Thomas Cook:Hunderttausende Urlauber sitzen fest

Nach seiner Pleite hat der britische Reisekonzern den Betrieb eingestellt. Die deutschen Tochterunternehmen kämpfen darum, weiter Reisen anbieten zu können.

Von Caspar Busse und Jens Flottau

Etwa 600 000 unmittelbar betroffene Touristen, davon rund 140 000 aus Deutschland: In der Nacht zum Montag leitete der britische Reisekonzern Thomas Cook das Konkursverfahren ein. Es gebe keine andere Möglichkeit, teilte der älteste Touristikkonzern der Welt mit. Zuvor waren Verhandlungen mit Banken sowie Rettungsgespräche mit der britischen Regierung gescheitert. Unternehmenschef Peter Fankhauser bezeichnete das Scheitern als "verheerend" und sagte: "Dies ist eine Stellungnahme, von der ich gehofft hatte, dass ich sie nie würde abgeben müssen." Der Schweizer entschuldigte sich bei "Millionen Kunden und Tausenden Angestellten, Zulieferern und Partnern".

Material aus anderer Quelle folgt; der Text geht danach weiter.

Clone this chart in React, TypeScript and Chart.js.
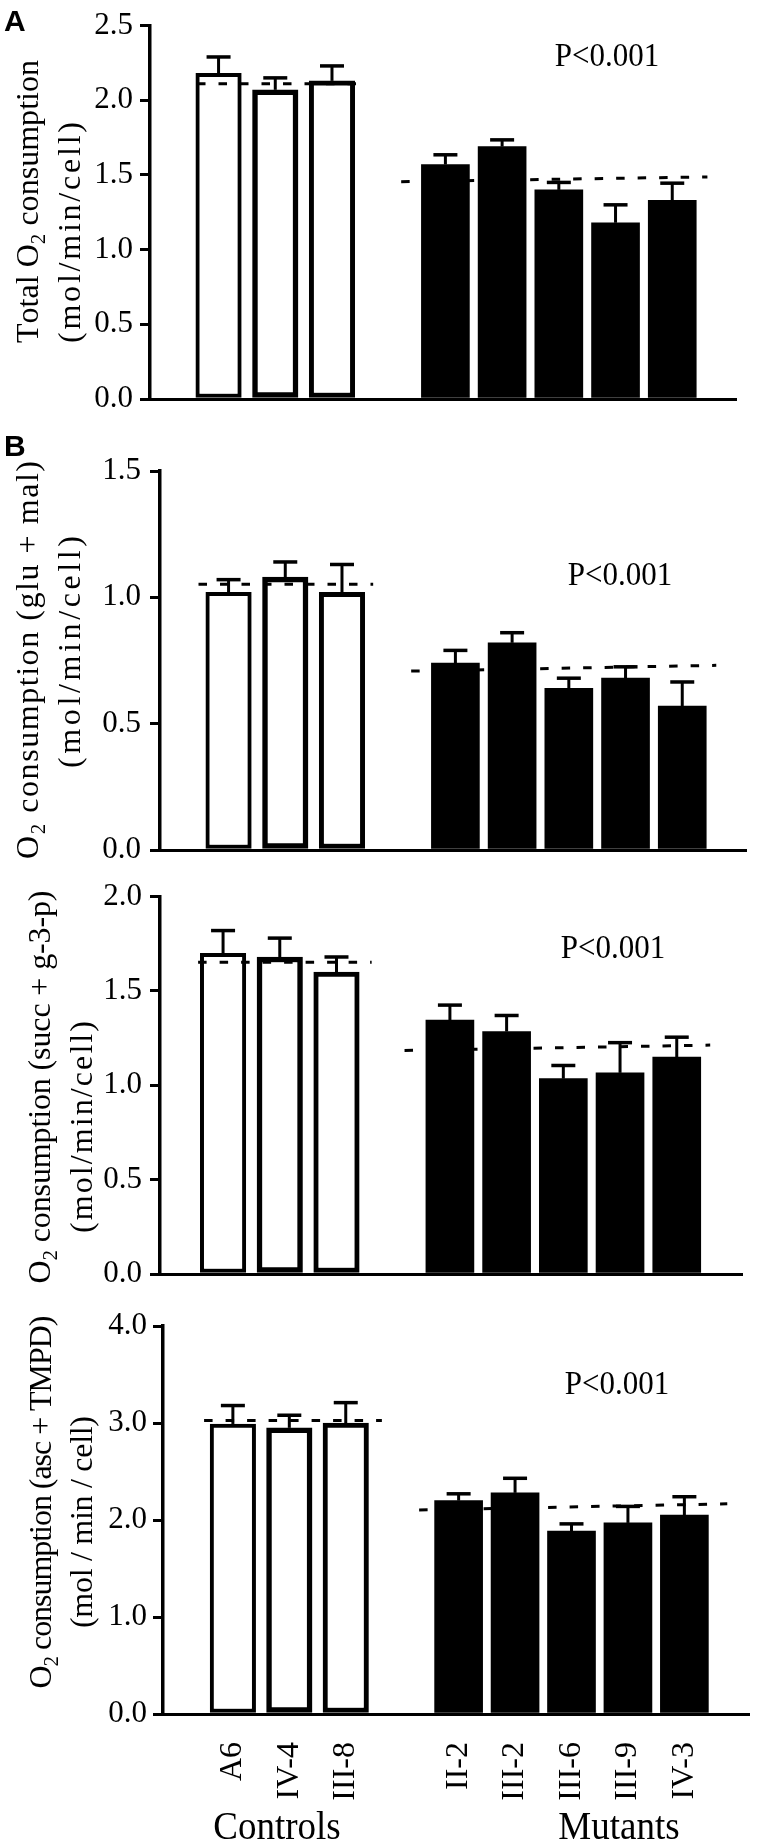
import React, { useEffect, useRef } from 'react';
import { Chart, registerables } from 'chart.js';

Chart.register(...registerables);

const SERIF = '"Liberation Serif", "Times New Roman", Times, serif';
const SANS = '"Liberation Sans", Arial, Helvetica, sans-serif';

// ---------- shared categories ----------
const controlLabels = ['A6', 'IV-4', 'III-8'];
const mutantLabels = ['II-2', 'III-2', 'III-6', 'III-9', 'IV-3'];
const controlPositions = [0, 1, 2];
const mutantPositions = [4, 5, 6, 7, 8];
const groupNames = ['Controls', 'Mutants'];
const pValueText = 'P<0.001';
const unitText = '(mol/min/cell)';
const unitTextSpaced = '(mol / min / cell)';

// ---------- Panel A : total O2 consumption ----------
const totalTicks = [0, 0.5, 1.0, 1.5, 2.0, 2.5];
const totalControls = [2.18, 2.07, 2.13];
const totalControlsSem = [0.11, 0.08, 0.10];
const totalMutants = [1.57, 1.69, 1.40, 1.18, 1.33];
const totalMutantsSem = [0.065, 0.045, 0.05, 0.12, 0.115];
const totalControlMean = [2.11, 2.11];
const totalMutantMean = [1.455, 1.487];

// ---------- Panel B1 : glu + mal ----------
const gluTicks = [0, 0.5, 1.0, 1.5];
const gluControls = [1.02, 1.08, 1.02];
const gluControlsSem = [0.05, 0.06, 0.11];
const gluMutants = [0.74, 0.82, 0.64, 0.68, 0.57];
const gluMutantsSem = [0.05, 0.04, 0.04, 0.045, 0.095];
const gluControlMean = [1.052, 1.052];
const gluMutantMean = [0.708, 0.731];

// ---------- Panel B2 : succ + g-3-p ----------
const succTicks = [0, 0.5, 1.0, 1.5, 2.0];
const succControls = [1.70, 1.68, 1.60];
const succControlsSem = [0.12, 0.10, 0.08];
const succMutants = [1.345, 1.285, 1.035, 1.066, 1.15];
const succMutantsSem = [0.08, 0.085, 0.07, 0.16, 0.105];
const succControlMean = [1.652, 1.652];
const succMutantMean = [1.185, 1.213];

// ---------- Panel B3 : asc + TMPD ----------
const ascTicks = [0, 1.0, 2.0, 3.0, 4.0];
const ascControls = [2.99, 2.95, 3.0];
const ascControlsSem = [0.19, 0.13, 0.21];
const ascMutants = [2.2, 2.28, 1.885, 1.97, 2.05];
const ascMutantsSem = [0.07, 0.15, 0.075, 0.17, 0.19];
const ascControlMean = [3.025, 3.025];
const ascMutantMean = [2.103, 2.167];

type Seg = { t: string; sub?: boolean };
type TextItem = {
  segs: Seg[];
  x: number;
  y: number;
  rot?: boolean;
  size: number;
  family?: string;
  weight?: string;
  align?: 'center' | 'left';
  baseline?: CanvasTextBaseline;
  len?: number; // target length, reached by letter spacing
  sy?: number; // scale perpendicular to reading direction
};

type Frame = {
  top: number;
  height: number;
  axisLeft: number;
  axisTop: number;
  axisBottom: number;
  axisRight: number;
  firstCenter: number;
  lastCenter: number;
  tickPad: number;
  xLabels: boolean;
  controlDash: number[];
  mutantDash: number[];
};

type Panel = {
  id: string;
  ticks: number[];
  controls: number[];
  controlsSem: number[];
  mutants: number[];
  mutantsSem: number[];
  controlMean: number[];
  mutantMean: number[];
  frame: Frame;
  texts: TextItem[];
};

const TITLE = 32;
const TICK = 31;
const PSIZE = 31;

const panels: Panel[] = [
  {
    id: 'A',
    ticks: totalTicks,
    controls: totalControls,
    controlsSem: totalControlsSem,
    mutants: totalMutants,
    mutantsSem: totalMutantsSem,
    controlMean: totalControlMean,
    mutantMean: totalMutantMean,
    frame: {
      top: 0, height: 432, axisLeft: 150, axisTop: 20, axisBottom: 407, axisRight: 736,
      firstCenter: 186.5, lastCenter: 705, tickPad: 7, xLabels: false,
      controlDash: [-0.38, 2.6], mutantDash: [3.22, 8.62],
    },
    texts: [
      { segs: [{ t: 'A' }], x: 4, y: 31, size: 30, family: SANS, weight: 'bold', align: 'left', baseline: 'alphabetic' },
      { segs: [{ t: 'Total O' }, { t: '2', sub: true }, { t: ' consumption' }], x: 30, y: 343, rot: true, align: 'left', size: TITLE, len: 283 },
      { segs: [{ t: unitText }], x: 72, y: 343, rot: true, align: 'left', size: TITLE, len: 221 },
      { segs: [{ t: pValueText }], x: 607, y: 57, size: PSIZE, sy: 1.06 },
    ],
  },
  {
    id: 'B1',
    ticks: gluTicks,
    controls: gluControls,
    controlsSem: gluControlsSem,
    mutants: gluMutants,
    mutantsSem: gluMutantsSem,
    controlMean: gluControlMean,
    mutantMean: gluMutantMean,
    frame: {
      top: 430, height: 453, axisLeft: 160, axisTop: 471, axisBottom: 858, axisRight: 746,
      firstCenter: 196.5, lastCenter: 715, tickPad: 9, xLabels: false,
      controlDash: [-0.53, 2.55], mutantDash: [3.22, 8.6],
    },
    texts: [
      { segs: [{ t: 'B' }], x: 4, y: 456, size: 30, family: SANS, weight: 'bold', align: 'left', baseline: 'alphabetic' },
      { segs: [{ t: 'O' }, { t: '2', sub: true }, { t: ' consumption (glu + mal)' }], x: 30, y: 660, rot: true, size: TITLE, len: 398 },
      { segs: [{ t: unitText }], x: 72, y: 652, rot: true, size: TITLE, len: 232 },
      { segs: [{ t: pValueText }], x: 620, y: 576, size: PSIZE, sy: 1.06 },
    ],
  },
  {
    id: 'B2',
    ticks: succTicks,
    controls: succControls,
    controlsSem: succControlsSem,
    mutants: succMutants,
    mutantsSem: succMutantsSem,
    controlMean: succControlMean,
    mutantMean: succMutantMean,
    frame: {
      top: 870, height: 437, axisLeft: 160, axisTop: 895, axisBottom: 1282, axisRight: 742,
      firstCenter: 190.5, lastCenter: 709, tickPad: 8, xLabels: false,
      controlDash: [-0.44, 2.62], mutantDash: [3.2, 8.59],
    },
    texts: [
      { segs: [{ t: 'O' }, { t: '2', sub: true }, { t: ' consumption (succ + g-3-p)' }], x: 42, y: 1087, rot: true, size: TITLE, len: 393 },
      { segs: [{ t: unitText }], x: 84, y: 1127, rot: true, size: TITLE, len: 212 },
      { segs: [{ t: pValueText }], x: 613, y: 949, size: PSIZE, sy: 1.06 },
    ],
  },
  {
    id: 'B3',
    ticks: ascTicks,
    controls: ascControls,
    controlsSem: ascControlsSem,
    mutants: ascMutants,
    mutantsSem: ascMutantsSem,
    controlMean: ascControlMean,
    mutantMean: ascMutantMean,
    frame: {
      top: 1300, height: 542, axisLeft: 163, axisTop: 1326, axisBottom: 1714, axisRight: 749,
      firstCenter: 201, lastCenter: 717, tickPad: 6, xLabels: true,
      controlDash: [-0.51, 2.64], mutantDash: [3.3, 8.76],
    },
    texts: [
      { segs: [{ t: 'O' }, { t: '2', sub: true }, { t: ' consumption (asc + TMPD)' }], x: 43, y: 1502, rot: true, size: TITLE, len: 373 },
      { segs: [{ t: unitTextSpaced }], x: 84, y: 1522, rot: true, size: TITLE, len: 212 },
      { segs: [{ t: pValueText }], x: 617, y: 1385, size: PSIZE, sy: 1.06 },
      { segs: [{ t: groupNames[0] }], x: 277, y: 1839, size: 37, baseline: 'alphabetic', sy: 1.08 },
      { segs: [{ t: groupNames[1] }], x: 619, y: 1839, size: 37, baseline: 'alphabetic', sy: 1.08 },
    ],
  },
];

function drawText(ctx: CanvasRenderingContext2D, item: TextItem, offsetY: number) {
  const fam = item.family ?? SERIF;
  const weight = item.weight ?? 'normal';
  const mainFont = `${weight} ${item.size}px ${fam}`;
  const subFont = `${weight} ${Math.round(item.size * 0.66)}px ${fam}`;
  ctx.save();
  ctx.translate(item.x, item.y - offsetY);
  if (item.rot) ctx.rotate(-Math.PI / 2);
  if (item.sy) ctx.scale(1, item.sy);
  // split into characters so that letter spacing can be applied
  const chars: { c: string; sub: boolean; w: number }[] = [];
  let natural = 0;
  item.segs.forEach((s) => {
    ctx.font = s.sub ? subFont : mainFont;
    for (const c of s.t) {
      const w = ctx.measureText(c).width;
      chars.push({ c, sub: !!s.sub, w });
      natural += w;
    }
  });
  const gaps = Math.max(chars.length - 1, 1);
  const spacing = item.len ? (item.len - natural) / gaps : 0;
  const total = natural + spacing * gaps;
  let cx = item.align === 'left' ? 0 : -total / 2;
  ctx.textBaseline = item.baseline ?? 'middle';
  ctx.textAlign = 'left';
  ctx.fillStyle = '#000';
  chars.forEach((ch) => {
    ctx.font = ch.sub ? subFont : mainFont;
    ctx.fillText(ch.c, cx, ch.sub ? item.size * 0.3 : 0);
    cx += ch.w + spacing;
  });
  ctx.restore();
}

function makePlugin(p: Panel) {
  return {
    id: 'panelExtras' + p.id,
    afterDatasetsDraw(chart: any) {
      const ctx: CanvasRenderingContext2D = chart.ctx;
      const xs = chart.scales.x;
      const ys = chart.scales.y;
      ctx.save();
      ctx.strokeStyle = '#000';
      ctx.lineCap = 'butt';
      const vals = [p.controls, p.mutants];
      const sems = [p.controlsSem, p.mutantsSem];
      [0, 1].forEach((d) => {
        const meta = chart.getDatasetMeta(d);
        meta.data.forEach((el: any, i: number) => {
          const v = vals[d][i];
          const e = sems[d][i];
          const yTop = ys.getPixelForValue(v);
          const yCap = ys.getPixelForValue(v + e);
          ctx.lineWidth = 3;
          ctx.beginPath();
          ctx.moveTo(el.x, yTop);
          ctx.lineTo(el.x, yCap);
          ctx.stroke();
          ctx.lineWidth = 3.5;
          ctx.beginPath();
          ctx.moveTo(el.x - 12, yCap);
          ctx.lineTo(el.x + 12, yCap);
          ctx.stroke();
        });
      });
      ctx.setLineDash([8.5, 13]);
      ctx.lineWidth = 3;
      const dash = (range: number[], mean: number[]) => {
        ctx.beginPath();
        ctx.moveTo(xs.getPixelForValue(range[0]), ys.getPixelForValue(mean[0]));
        ctx.lineTo(xs.getPixelForValue(range[1]), ys.getPixelForValue(mean[1]));
        ctx.stroke();
      };
      dash(p.frame.controlDash, p.controlMean);
      dash(p.frame.mutantDash, p.mutantMean);
      ctx.restore();
    },
    afterDraw(chart: any) {
      const ctx: CanvasRenderingContext2D = chart.ctx;
      p.texts.forEach((t) => drawText(ctx, t, p.frame.top));
    },
  };
}

function buildConfig(p: Panel): any {
  const f = p.frame;
  const unit = (f.lastCenter - f.firstCenter) / 8;
  const xMin = (f.axisLeft - f.firstCenter) / unit;
  const xMax = (f.axisRight - f.firstCenter) / unit;
  const allLabels = [...controlLabels, '', ...mutantLabels];
  const xTickPositions = [...controlPositions, ...mutantPositions];
  return {
    type: 'bar',
    data: {
      datasets: [
        {
          label: groupNames[0],
          data: controlPositions.map((x, i) => ({ x, y: p.controls[i] })),
          backgroundColor: '#ffffff',
          borderColor: '#000000',
          borderWidth: [4, 5.5, 5],
          borderSkipped: false,
          barThickness: 45.5,
          grouped: false,
        },
        {
          label: groupNames[1],
          data: mutantPositions.map((x, i) => ({ x, y: p.mutants[i] })),
          backgroundColor: '#000000',
          borderWidth: 0,
          barThickness: 48,
          grouped: false,
        },
      ],
    },
    options: {
      responsive: false,
      maintainAspectRatio: false,
      animation: false,
      devicePixelRatio: 1,
      events: [],
      layout: {
        padding: {
          left: 0,
          right: 766 - f.axisRight,
          top: f.axisTop - f.top,
          bottom: f.xLabels ? 0 : f.top + f.height - f.axisBottom,
        },
      },
      plugins: {
        legend: { display: false },
        tooltip: { enabled: false },
        title: { display: false },
      },
      scales: {
        x: {
          type: 'linear',
          min: xMin,
          max: xMax,
          grid: { display: false },
          border: { display: true, color: '#000', width: 3 },
          ticks: f.xLabels
            ? {
                display: true,
                autoSkip: false,
                minRotation: 90,
                maxRotation: 90,
                padding: 20,
                color: '#000',
                font: { family: SERIF, size: 32 },
                callback: (v: number) => allLabels[Math.round(v)] ?? '',
              }
            : { display: false },
          afterBuildTicks: (s: any) => {
            s.ticks = xTickPositions.map((v) => ({ value: v }));
          },
          afterFit: f.xLabels
            ? (s: any) => {
                s.height = f.top + f.height - f.axisBottom;
              }
            : undefined,
        },
        y: {
          type: 'linear',
          min: 0,
          max: p.ticks[p.ticks.length - 1],
          ticks: {
            color: '#000',
            padding: f.tickPad,
            font: { family: SERIF, size: TICK },
            callback: (v: number) => Number(v).toFixed(1),
          },
          afterBuildTicks: (s: any) => {
            s.ticks = p.ticks.map((v) => ({ value: v }));
          },
          grid: {
            drawOnChartArea: false,
            drawTicks: true,
            tickLength: 10,
            color: '#000',
            lineWidth: 3,
          },
          border: { display: true, color: '#000', width: 3.5 },
          afterFit: (s: any) => {
            s.width = f.axisLeft;
          },
        },
      },
    },
    plugins: [makePlugin(p)],
  };
}

export default function App() {
  const refs = useRef<(HTMLCanvasElement | null)[]>([]);
  useEffect(() => {
    const charts = panels.map((p, i) => new Chart(refs.current[i] as HTMLCanvasElement, buildConfig(p)));
    return () => charts.forEach((c) => c.destroy());
  }, []);
  return (
    <div style={{ position: 'absolute', left: 0, top: 0, width: 766, height: 1842, background: '#fff', overflow: 'hidden' }}>
      {panels.map((p, i) => (
        <canvas
          key={p.id}
          ref={(el) => {
            refs.current[i] = el;
          }}
          width={766}
          height={p.frame.height}
          style={{ position: 'absolute', left: 0, top: p.frame.top, width: 766, height: p.frame.height }}
        />
      ))}
    </div>
  );
}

Die Auswirkungen sind drastisch: Die britische Flugbehörde CAA gab die Einstellung aller Thomas-Cook-Flüge bekannt und kündigte eine Rückholaktion für mehr als 150 000 Fluggäste aus Großbritannien an. Das Auswärtige Amt sagte möglicherweise im Ausland gestrandeten deutschen Urlaubern Unterstützung zu. Angesichts der unterschiedlichen Rechtslage gebe es aber keine groß angelegte Aktion wie in Großbritannien. Die deutsche Thomas Cook GmbH stoppte vorerst den Reiseverkauf und wollte letzte Optionen ausloten, um eine Insolvenz zu vermeiden. Die anderen deutschen Tochterunternehmen des Konzerns, darunter Neckermann, Bucher Reisen oder Öger Tours, kämpfen darum weiterzumachen.

Die Ferienfluggesellschaft Condor, die ebenfalls zur deutschen Thomas Cook gehört, fliegt vorerst weiter, darf betroffene Urlauber nicht mehr an ihr Ziel bringen, aber von den Ferienorten zurück nach Deutschland. Sie hat bei der Bundesregierung einen staatlich verbürgten Übergangskredit beantragt, um den Betrieb aufrechterhalten zu können. Das Wirtschaftsministerium bestätigte, dass die Anfrage geprüft werde. Es werde "mit Hochdruck" an dem Fall gearbeitet. Es gibt ein Vorbild: Nach der Insolvenz von Air Berlin vor zwei Jahren wurde von Berlin ein Kredit von 150 Millionen Euro bereitgestellt. Damit konnte die Airline zunächst weiterfliegen, danach wurden die Einzelteile verkauft. Der Kredit ist mittlerweile zurückgezahlt.

Condor betreibt eine Flotte von 58 Maschinen und beschäftigt rund 4000 Mitarbeiter. Rund 40 Flugzeuge werden im Europaverkehr eingesetzt, der Rest fliegt auf Langstrecken vor allem nach Nordamerika, Afrika und in die Karibik. Die Airline ist profitabel, doch durch die Insolvenz von Thomas Cook fällt nun der wichtigste Kunde weg. Zuletzt war darüber spekuliert worden, ob Lufthansa Condor übernehmen wolle. Condor gehörte vor rund 20 Jahren schon einmal zu Lufthansa.

Das Aus für Thomas Cook, die Anfänge der Firma gehen auf das Jahr 1841 zurück, ist eine der größten Insolvenzen in der europäischen Touristikindustrie. Das Unternehmen steckt schon seit Längerem in einer tiefen Krise. Unter anderem der ungewisse Ausgang des Brexit, das gesunkene Pfund und eine starke Expansion sind die Gründe. Zuletzt wurde mit einem chinesischen Investor verhandelt, der Thomas Cook mit neuem Kapital retten sollte.